● **Aim**:
Reproduce the listing below word for word, with no pictures.

::::::::

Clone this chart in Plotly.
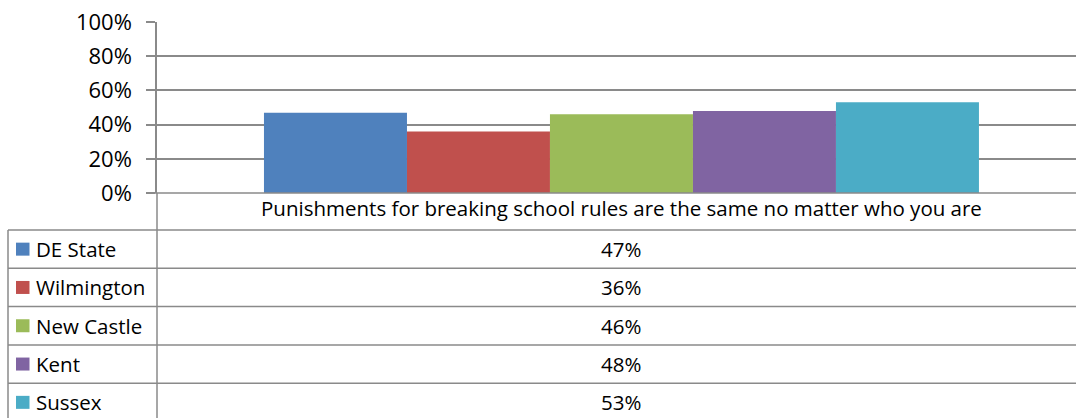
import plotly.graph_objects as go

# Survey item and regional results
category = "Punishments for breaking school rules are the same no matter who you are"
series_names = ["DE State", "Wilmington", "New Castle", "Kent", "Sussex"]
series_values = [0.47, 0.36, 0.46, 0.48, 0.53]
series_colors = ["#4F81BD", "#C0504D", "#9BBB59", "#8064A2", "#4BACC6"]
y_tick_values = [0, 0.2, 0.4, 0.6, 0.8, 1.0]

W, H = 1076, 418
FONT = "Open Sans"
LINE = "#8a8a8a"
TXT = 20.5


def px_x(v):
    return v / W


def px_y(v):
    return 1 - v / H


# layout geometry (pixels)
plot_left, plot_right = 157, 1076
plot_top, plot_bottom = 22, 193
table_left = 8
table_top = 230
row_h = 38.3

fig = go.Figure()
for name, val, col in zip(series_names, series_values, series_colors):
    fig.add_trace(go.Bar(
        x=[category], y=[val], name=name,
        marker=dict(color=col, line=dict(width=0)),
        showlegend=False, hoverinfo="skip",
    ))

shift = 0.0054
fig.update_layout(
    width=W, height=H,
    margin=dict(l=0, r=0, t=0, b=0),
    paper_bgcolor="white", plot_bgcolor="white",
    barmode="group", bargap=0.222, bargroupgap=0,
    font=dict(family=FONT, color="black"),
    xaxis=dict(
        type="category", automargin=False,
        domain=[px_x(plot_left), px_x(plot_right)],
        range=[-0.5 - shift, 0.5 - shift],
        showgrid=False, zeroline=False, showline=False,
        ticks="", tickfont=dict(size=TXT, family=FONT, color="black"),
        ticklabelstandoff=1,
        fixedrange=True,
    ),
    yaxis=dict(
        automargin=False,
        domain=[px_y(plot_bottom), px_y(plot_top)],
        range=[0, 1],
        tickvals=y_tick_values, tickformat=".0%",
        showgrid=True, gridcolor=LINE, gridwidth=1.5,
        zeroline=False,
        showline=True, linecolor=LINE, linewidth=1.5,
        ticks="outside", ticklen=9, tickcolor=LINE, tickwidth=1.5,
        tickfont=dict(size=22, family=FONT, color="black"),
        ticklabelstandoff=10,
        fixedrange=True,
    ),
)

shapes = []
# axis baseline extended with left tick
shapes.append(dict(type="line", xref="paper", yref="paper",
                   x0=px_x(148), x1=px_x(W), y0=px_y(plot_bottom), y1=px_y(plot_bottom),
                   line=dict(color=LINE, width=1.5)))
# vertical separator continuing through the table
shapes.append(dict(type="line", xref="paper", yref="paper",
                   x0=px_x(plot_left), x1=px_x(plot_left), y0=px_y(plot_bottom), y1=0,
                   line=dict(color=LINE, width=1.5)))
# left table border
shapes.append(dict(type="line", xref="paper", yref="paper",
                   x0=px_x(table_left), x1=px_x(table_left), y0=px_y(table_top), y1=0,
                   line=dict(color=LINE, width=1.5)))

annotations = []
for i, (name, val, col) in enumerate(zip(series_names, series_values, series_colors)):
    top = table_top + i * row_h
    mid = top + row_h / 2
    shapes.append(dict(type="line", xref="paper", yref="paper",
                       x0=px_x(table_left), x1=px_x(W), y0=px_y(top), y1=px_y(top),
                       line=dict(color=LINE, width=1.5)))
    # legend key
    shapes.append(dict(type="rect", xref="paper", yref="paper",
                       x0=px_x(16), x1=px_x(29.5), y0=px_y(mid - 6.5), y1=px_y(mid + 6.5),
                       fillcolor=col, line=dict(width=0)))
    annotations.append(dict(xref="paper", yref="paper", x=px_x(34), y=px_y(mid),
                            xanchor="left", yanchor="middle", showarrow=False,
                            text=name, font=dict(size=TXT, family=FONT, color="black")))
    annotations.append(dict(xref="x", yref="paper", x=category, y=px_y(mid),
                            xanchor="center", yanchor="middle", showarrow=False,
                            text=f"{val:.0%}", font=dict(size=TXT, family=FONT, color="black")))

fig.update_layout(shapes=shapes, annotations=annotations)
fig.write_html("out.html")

::::::::

● **Reply to the exercise**:
Clone this chart in Plotly.
import plotly.graph_objects as go

# Survey item and regional results
category = "Punishments for breaking school rules are the same no matter who you are"
series_names = ["DE State", "Wilmington", "New Castle", "Kent", "Sussex"]
series_values = [0.47, 0.36, 0.46, 0.48, 0.53]
series_colors = ["#4F81BD", "#C0504D", "#9BBB59", "#8064A2", "#4BACC6"]
y_tick_values = [0, 0.2, 0.4, 0.6, 0.8, 1.0]

W, H = 1076, 418
FONT = "Open Sans"
LINE = "#8a8a8a"
TXT = 20.5


def px_x(v):
    return v / W


def px_y(v):
    return 1 - v / H


# layout geometry (pixels)
plot_left, plot_right = 157, 1076
plot_top, plot_bottom = 22, 193
table_left = 8
table_top = 230
row_h = 38.3

fig = go.Figure()
for name, val, col in zip(series_names, series_values, series_colors):
    fig.add_trace(go.Bar(
        x=[category], y=[val], name=name,
        marker=dict(color=col, line=dict(width=0)),
        showlegend=False, hoverinfo="skip",
    ))

shift = 0.0054
fig.update_layout(
    width=W, height=H,
    margin=dict(l=0, r=0, t=0, b=0),
    paper_bgcolor="white", plot_bgcolor="white",
    barmode="group", bargap=0.222, bargroupgap=0,
    font=dict(family=FONT, color="black"),
    xaxis=dict(
        type="category", automargin=False,
        domain=[px_x(plot_left), px_x(plot_right)],
        range=[-0.5 - shift, 0.5 - shift],
        showgrid=False, zeroline=False, showline=False,
        ticks="", tickfont=dict(size=TXT, family=FONT, color="black"),
        ticklabelstandoff=1,
        fixedrange=True,
    ),
    yaxis=dict(
        automargin=False,
        domain=[px_y(plot_bottom), px_y(plot_top)],
        range=[0, 1],
        tickvals=y_tick_values, tickformat=".0%",
        showgrid=True, gridcolor=LINE, gridwidth=1.5,
        zeroline=False,
        showline=True, linecolor=LINE, linewidth=1.5,
        ticks="outside", ticklen=9, tickcolor=LINE, tickwidth=1.5,
        tickfont=dict(size=22, family=FONT, color="black"),
        ticklabelstandoff=10,
        fixedrange=True,
    ),
)

shapes = []
# axis baseline extended with left tick
shapes.append(dict(type="line", xref="paper", yref="paper",
                   x0=px_x(148), x1=px_x(W), y0=px_y(plot_bottom), y1=px_y(plot_bottom),
                   line=dict(color=LINE, width=1.5)))
# vertical separator continuing through the table
shapes.append(dict(type="line", xref="paper", yref="paper",
                   x0=px_x(plot_left), x1=px_x(plot_left), y0=px_y(plot_bottom), y1=0,
                   line=dict(color=LINE, width=1.5)))
# left table border
shapes.append(dict(type="line", xref="paper", yref="paper",
                   x0=px_x(table_left), x1=px_x(table_left), y0=px_y(table_top), y1=0,
                   line=dict(color=LINE, width=1.5)))

annotations = []
for i, (name, val, col) in enumerate(zip(series_names, series_values, series_colors)):
    top = table_top + i * row_h
    mid = top + row_h / 2
    shapes.append(dict(type="line", xref="paper", yref="paper",
                       x0=px_x(table_left), x1=px_x(W), y0=px_y(top), y1=px_y(top),
                       line=dict(color=LINE, width=1.5)))
    # legend key
    shapes.append(dict(type="rect", xref="paper", yref="paper",
                       x0=px_x(16), x1=px_x(29.5), y0=px_y(mid - 6.5), y1=px_y(mid + 6.5),
                       fillcolor=col, line=dict(width=0)))
    annotations.append(dict(xref="paper", yref="paper", x=px_x(34), y=px_y(mid),
                            xanchor="left", yanchor="middle", showarrow=False,
                            text=name, font=dict(size=TXT, family=FONT, color="black")))
    annotations.append(dict(xref="x", yref="paper", x=category, y=px_y(mid),
                            xanchor="center", yanchor="middle", showarrow=False,
                            text=f"{val:.0%}", font=dict(size=TXT, family=FONT, color="black")))

fig.update_layout(shapes=shapes, annotations=annotations)
fig.write_html("out.html")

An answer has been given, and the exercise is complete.